Demikianlah sejarah telah membuktikan bunyi ayat ini bahwasanya setelah datang keterangan-keterangan Allah dengan sejelas-jelasnya, timbullah perselisihan, yaitu satu hal yang pada pendapat kita sepintas lalu tidak mestinya terjadi. Maka, datanglah lanjutan ayat,
“Dan jikalau Allah menghendaki, niscaya tidaklah mereka akan berbunuh-bunuhan. Akan tetapi Allah berbuat apa yang Dia kehendaki."
Dengan bunyi ayat ini jelas bahwa jika Allah menghendaki, niscaya mereka tidak akan berbunuh-bunuhan, terseliplah satu paham bahwa berbunuh-bunuhan, huru-hara yang timbul dari benci-membenci, tidaklah disukai oleh manusia dan tidak pula disukai tentunya oleh Allah. Siapa pula orang yang senang terhadap keadaan yang selalu rusuh? Namun, mengapa di ujung ayat Allah mengatakan bahwa Allah berbuat sekehendak-Nya? Adakah di dalam ayat ini suatu hal yang akan membawa kita kepada paham Jabariyah, yaitu menyerahkan segala sesuatu kepada takdir belaka sehingga kita tidak berikhtiar lagi?
Ayat 254
“Wahai, orang-orang yang beriman! Belanjakanlah sebagian dari apa yang telah Kami karuniakan kepada kamu, sebelum datang kepada kamu suatu hari yang tidak ada perdagangan padanya."
Terhadap kebenaran, manusia tidak sama, ada yang beriman dan ada yang kafir. Selisih paham akan hilang dari dunia ini, demikian telah ditentukan oleh Allah. Maka, kamu yang telah mengakui beriman, apakah kewajiban kamu kalau begitu? Cukupkah kalau kamu hanya mengaku beriman, tetapi tidak mau membelanjakan harta benda yang telah dianugerahkan Allah buat menegakkan jalan Allah? Cukupkah imanmu itu hanya pengakuan mulut, tetapi peti simpanan uang kamu, kamu tutup rapat dan tidak boleh isinya dikeluarkan? Kalau demikian sikap di dalam pengakuan iman, pastilah kamu akan kalah di dalam perlombaan hidup dan dalam perlombaan menegakkan keyakinan. Kalau cahaya agamamu menjadi muram dan guram oleh karena kebakhilan kamu, apakah yang akan terjadi? Betapapun sucinya citamu, pastilah kamu akan kalah. Kalau kehendak agamamu tidak berjalan, yang bertanggung jawab adalah kamu sendiri. Di hadapan Allah di Hari Kiamat pertanggungjawaban itu mesti dijalankan. Sampai di akhirat kelak tidak ada lagi perdagangan. Tidak ada lagi jual beli.

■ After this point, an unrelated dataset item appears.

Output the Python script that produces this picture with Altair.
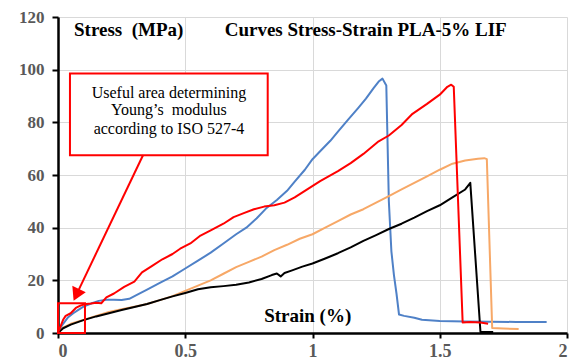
import altair as alt
import pandas as pd

# ---- data ----
blue_strain = [0, 0.01, 0.02, 0.04, 0.06, 0.08, 0.10, 0.13, 0.16, 0.19, 0.22, 0.25, 0.28, 0.31, 0.35,
               0.40, 0.45, 0.50, 0.55, 0.60, 0.65, 0.70, 0.74, 0.78, 0.82, 0.86, 0.90, 0.93, 0.97,
               1.00, 1.03, 1.07, 1.10, 1.14, 1.18, 1.21, 1.24, 1.26, 1.275, 1.29, 1.30, 1.31, 1.32,
               1.33, 1.34, 1.36, 1.40, 1.43, 1.50, 1.60, 1.70, 1.80, 1.92]
blue_stress = [0, 2, 3.5, 6, 7.5, 8.8, 10, 11.2, 12.2, 12.6, 12.6, 12.5, 13, 14.5, 16.5,
               19, 21.5, 24.5, 27.5, 30.5, 34, 37.5, 40, 43.5, 47.5, 50.5, 54, 57.5, 62,
               66, 69, 73, 76.5, 81, 85.5, 89, 93, 95.5, 96.6, 94, 50, 31, 22,
               15, 7, 6.5, 5.8, 5.0, 4.6, 4.4, 4.3, 4.2, 4.2]

red_strain = [0, 0.01, 0.02, 0.03, 0.05, 0.07, 0.09, 0.11, 0.13, 0.15, 0.17, 0.19, 0.22, 0.26,
              0.30, 0.33, 0.37, 0.41, 0.45, 0.48, 0.52, 0.56, 0.60, 0.65, 0.69, 0.73, 0.77,
              0.81, 0.85, 0.89, 0.93, 0.97, 1.03, 1.10, 1.15, 1.20, 1.26, 1.30, 1.35, 1.39,
              1.45, 1.50, 1.53, 1.545, 1.555, 1.59, 1.62, 1.66, 1.69]
red_stress = [0, 2.5, 5, 6.5, 7.5, 9.5, 10.5, 11, 11.2, 11.5, 11.3, 13.5, 15, 17.5,
              19.5, 23, 25.5, 28, 30, 32, 34, 37, 39, 41.5, 44, 45.5, 47,
              48, 48.5, 49.5, 51.5, 54, 57.7, 61.5, 64.5, 68, 72.8, 75, 79, 83,
              87, 90.5, 93.5, 94.3, 93.5, 4, 4.2, 4, 3.5]

orange_strain = [0, 0.02, 0.05, 0.10, 0.15, 0.20, 0.25, 0.30, 0.35, 0.40, 0.45, 0.50, 0.55,
                 0.60, 0.65, 0.70, 0.75, 0.80, 0.85, 0.90, 0.95, 1.00, 1.05, 1.10, 1.15,
                 1.20, 1.25, 1.30, 1.35, 1.40, 1.45, 1.50, 1.55, 1.60, 1.65, 1.675, 1.685,
                 1.706, 1.75, 1.81]
orange_stress = [0, 2, 3.5, 5, 6.5, 8, 9, 10, 11, 12.5, 14, 16, 18,
                 20, 22.5, 25, 27, 29, 31.5, 33.5, 35.8, 37.5, 40, 42.5, 45,
                 47, 49.5, 52, 54.5, 57, 59.5, 62, 64.3, 65.5, 66.2, 66.4, 66,
                 1.9, 1.7, 1.5]

black_strain = [0, 0.02, 0.05, 0.10, 0.15, 0.20, 0.25, 0.30, 0.35, 0.40, 0.45, 0.50, 0.55,
                0.60, 0.65, 0.70, 0.75, 0.80, 0.84, 0.86, 0.875, 0.89, 0.92, 0.96, 1.00,
                1.05, 1.10, 1.15, 1.20, 1.25, 1.30, 1.35, 1.40, 1.45, 1.50, 1.55, 1.60,
                1.62, 1.66, 1.71]
black_stress = [0, 1.8, 3.2, 4.9, 6.3, 7.5, 8.7, 9.9, 11, 12.5, 13.9, 15.2, 16.6,
                17.4, 17.8, 18.3, 19.2, 20.5, 22, 22.6, 21.5, 22.8, 23.8, 25.2, 26.4,
                28.3, 30.3, 32.5, 35, 37.2, 39.5, 41.5, 43.8, 46.3, 48.5, 51.5, 54.5,
                57, 0.4, 0.4]

series_names = ["blue", "orange", "black", "red"]
series_colors = ["#4F81C7", "#F7A867", "#000000", "#FF0000"]

x_ticks = [0, 0.5, 1, 1.5, 2]
y_ticks = [0, 20, 40, 60, 80, 100, 120]

rows = []
for name, xs, ys in [("blue", blue_strain, blue_stress), ("orange", orange_strain, orange_stress),
                     ("black", black_strain, black_stress), ("red", red_strain, red_stress)]:
    for i, (xv, yv) in enumerate(zip(xs, ys)):
        rows.append({"series": name, "strain": xv, "stress": yv, "idx": i})
df = pd.DataFrame(rows)

FONT = "Liberation Serif"
xscale = alt.Scale(domain=[0, 2], nice=False, zero=False)
yscale = alt.Scale(domain=[0, 120], nice=False)

xaxis = alt.Axis(values=x_ticks, format="~g", title=None, grid=True, gridColor="#d9d9d9",
                 gridWidth=1, domainColor="black", domainWidth=2.5, tickColor="black",
                 tickWidth=2, tickSize=5, labelFont=FONT, labelFontSize=18,
                 labelFontWeight="bold", labelColor="#595959", labelPadding=4)
yaxis = alt.Axis(values=y_ticks, title=None, grid=True, gridColor="#d9d9d9",
                 gridWidth=1, domainColor="black", domainWidth=2.5, tickColor="black",
                 tickWidth=2, tickSize=6, labelFont=FONT, labelFontSize=17,
                 labelFontWeight="bold", labelColor="#595959", labelPadding=8)

lines = alt.Chart(df).mark_line(strokeWidth=2, strokeJoin="round").encode(
    x=alt.X("strain:Q", scale=xscale, axis=xaxis),
    y=alt.Y("stress:Q", scale=yscale, axis=yaxis),
    color=alt.Color("series:N", scale=alt.Scale(domain=series_names, range=series_colors), legend=None),
    order="idx:Q",
)

# annotations
small_box = pd.DataFrame({"x": [0], "x2": [0.106], "y": [0], "y2": [11.3]})
big_box = pd.DataFrame({"x": [0.047], "x2": [0.824], "y": [67.5], "y2": [98.5]})
arrow_line = pd.DataFrame({"x": [0.334], "x2": [0.072], "y": [67.5], "y2": [14.5]})
arrow_head = pd.DataFrame({"x": [0.072], "y": [14.5]})

box_lines = ["Useful area determining", "Young’s\u00a0\u00a0modulus", "according to ISO 527-4"]
box_text = pd.DataFrame({"x": [0.436] * 3, "y": [91.3, 84.5, 77.4], "t": box_lines})

bold_labels = pd.DataFrame({
    "x": [0.063, 0.655, 0.81],
    "y": [115.1, 115.1, 6.4],
    "t": ["Stress\u00a0\u00a0(MPa)", "Curves Stress-Strain PLA-5% LIF", "Strain (%)"],
})

sb = alt.Chart(small_box).mark_rect(fillOpacity=0, stroke="#FF0000", strokeWidth=2).encode(
    x=alt.X("x:Q", scale=xscale), x2="x2", y=alt.Y("y:Q", scale=yscale), y2="y2")
bb = alt.Chart(big_box).mark_rect(fill="white", stroke="#FF0000", strokeWidth=2).encode(
    x=alt.X("x:Q", scale=xscale), x2="x2", y=alt.Y("y:Q", scale=yscale), y2="y2")
al = alt.Chart(arrow_line).mark_rule(color="#FF0000", strokeWidth=2).encode(
    x=alt.X("x:Q", scale=xscale), x2="x2", y=alt.Y("y:Q", scale=yscale), y2="y2")
ah = alt.Chart(arrow_head).mark_point(shape="triangle-up", filled=True, color="#FF0000",
                                      opacity=1, size=220, angle=205).encode(
    x=alt.X("x:Q", scale=xscale), y=alt.Y("y:Q", scale=yscale))
bt = alt.Chart(box_text).mark_text(font=FONT, fontSize=16, color="black", align="center",
                                   baseline="middle").encode(
    x=alt.X("x:Q", scale=xscale), y=alt.Y("y:Q", scale=yscale), text="t:N")
bl = alt.Chart(bold_labels).mark_text(font=FONT, fontSize=19, fontWeight="bold", color="black",
                                      align="left", baseline="middle").encode(
    x=alt.X("x:Q", scale=xscale), y=alt.Y("y:Q", scale=yscale), text="t:N")

chart = alt.layer(lines, sb, bb, al, ah, bt, bl).properties(
    width=509, height=316,
    autosize=alt.AutoSizeParams(type="none"),
    padding={"left": 50, "top": 9, "right": 2, "bottom": 28},
    background="white",
).configure_view(stroke=None)

chart.save("out.html", embed_options={"renderer": "svg", "actions": False})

Uang, kekayaan, pengaruh yang besar selama di dunia, tidaklah dapat dipergunakan di akhirat untuk membeli ampunan Allah atas kesalahan yang diperbuat di kala hidup."Dan tidak ada persahabatan dan tidak ada syafaat!' Misalnya, meskipun engkau bersahabat karib dengan seorang yang besar dalam hal agama, misalnya seorang alim, tidaklah sahabat itu dapat menolongmu di waktu itu. Syafaat pun tidak, yaitu mengharapkan pengaruh dari seseorang di sisi Allah supaya Allah meringankan adzab atas diri yang bersalah. Untuk menghindarkan bahaya di akhirat itu, lain tidak hanyalah keinsafan sekarang. Harta benda yang telah dikaruniakan Allah kepada kita, kalau kita telah mengaku beriman, janganlah disangka kepunyaan sendiri. Dahulu, dia tidak ada pada kita, dan kalau kita mati, dia pun bukan kita yang menguasai lagi. Bahkan, sedang dalam tangan pun bisa dicabut Allah. Mengapa tidak dipergunakan untuk membangun kebajikan di dunia, padahal diri mengaku beriman?
“Dan orang-orang yang kafir itulah orang-orang yang zalim."